Not your usual Lotus here but a bike and the only real Lotus bike. Something which properly fits in the manufacturer history, a breakaway and cutting-edge concept which was instrumental in the 1992 British Olympic cycling triumph.
Regarding the bike, the Lotus Type 108 which was commonly known as the Lotus Sport Pursuit Bicycle was a revolutionary concept in terms of design and this because of its aerofoil cross-section but also because of the carbon composite monocoque construction.
The whole concept originated from Mike Burrows, a man who pursued efficiency through cycling design and who dedicated his life to lowering weight and drag coefficient. Someone who would have paired well with Lotus founder Colin Chapman.
The design pursued the goal of maximum efficiency trhough aerodynamics. The rest, structure or construction was ignored when the project was started by the man. Monocoque was nothing new in cycling, riveted aluminium, injected molded plastic and even fiberlam construction had been trialed already. As said, Burrows pursued the aerodynamic efficiency and this originated from his interest in airplanes and race cars.
But the project wasn’t happening as the design proved too cutting edge to bike manufacturers of the time. Also and up to 1991, the Union Cycliste Internationale or the equivalent of motor sport good old FIA had banned monocoque design up to that point. But Burrows pursued his quest and continued to refine his design.
As 1991 happened, new rules had been set and the dimensional and geometric rules reopened the door to the monocoque design. At the same time, French Lotus test driver Rudy Thomann, an avid cyclist and friend of Burrows stumbled accross the design which he took to the board of Lotus.
Lotus through its aerodynamist, Richard Hill, saw the potential in the design and along with Great Britain having their first hope of a cycling gold through Chris Boardman, it all came together with the British Cycling Federation and their star rider coming on board. The prospect of the Olympic gold on a British build and developped bike was enough to get it going.
In fact, the whole thing had been started even before that as Chris Boardman had been contacted for a visit at the Motoring Institute Research Association wind tunnel in February 1992. Rudy made the contact and invited him to visit in order to test the Lotus design and compare it with the British team actual one.

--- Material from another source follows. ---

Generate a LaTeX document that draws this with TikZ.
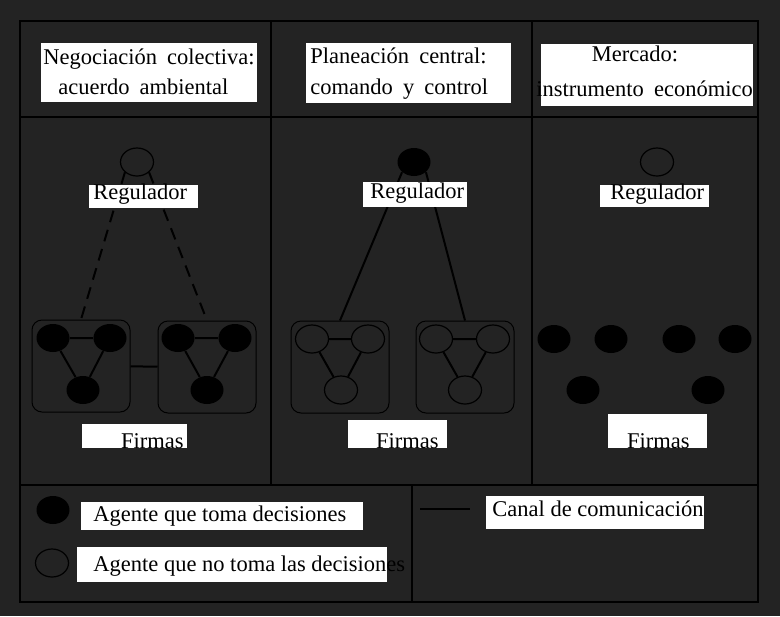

From start and even if the wind tunnel temperatures were below zero at that time of the year, it took very little for Boardman to understand the edge that the design would give over the competition and it surely helped the whole project having the man onboard from the beginning.
Then and as development continued with the project and Olympics coming together, the only concerns remained through the UCI as in order to be validated for the Olympics, the design had, according to the rules, to be used in an International Competition at least once before the big day. Of course, what was problematic to the British Cycling Federation was how cutting-edge the design was and how it would be perceived by the competition and the ruling body.
Clearly, the BCF and Lotus were en route to the unfair advantage but they kept it together before the Olympics by entering a “smaller engine” in a World Cup qualifying event through Bryan Steel. The bike and first prototype of course attracted interest but only by the teams, not the UCI as it passed all dimensional and weight test, therefore giving the project the green light it needed.
As Richard Hill declared, “Conceptually, Burrows’s design was all there, there was tremendous potential for both reducing drag in a zero-yaw position as well as generating thrust during ideal cross-wind situations.” But all that happened through a hell lot of work and certainly the fact that the man and aerodynamist was able to witness the potential from the very beginning as Burrows’s initial concept had proved less aerodynamic than a traditional space frame without even considering the rider.
Lotus, the British Cycling Federation and Chris Boardman got it all together with the final design changes made and a radical new riding position. In 1992, at the Barcelona Olympics and during a practice run, Boardman shattered the 4km world record by 4 seconds. A few days later, Boardman caught reigning World Champion Lehmann in the 4km Men’s Pursuit and won the first cycling gold for Britain since 72 years.
And all in all, what are we left with? Pure and simple: the bike. Like a historic race car, this is a piece of art and the first two-wheeled Lotus. In numbers, it is said that 4 bikes were made in total for the Olympic effort. 15 Type 108 “replicas” were additionally produced at the time as collector items.
Later on, an evolution would come as the Type 110 and useable as track, road or time trial setup which would be raced on the Tour de France as well as many other professional races, even Lance Armstrong rode one badged as a Caloi bike. It led the Tour for two days and was the first monocoque bike to do so but it’s best remembered for Chris Boardman 1996 Hour Record. Badged as a Merckx, he took it to 56.375km in Macnchester that year.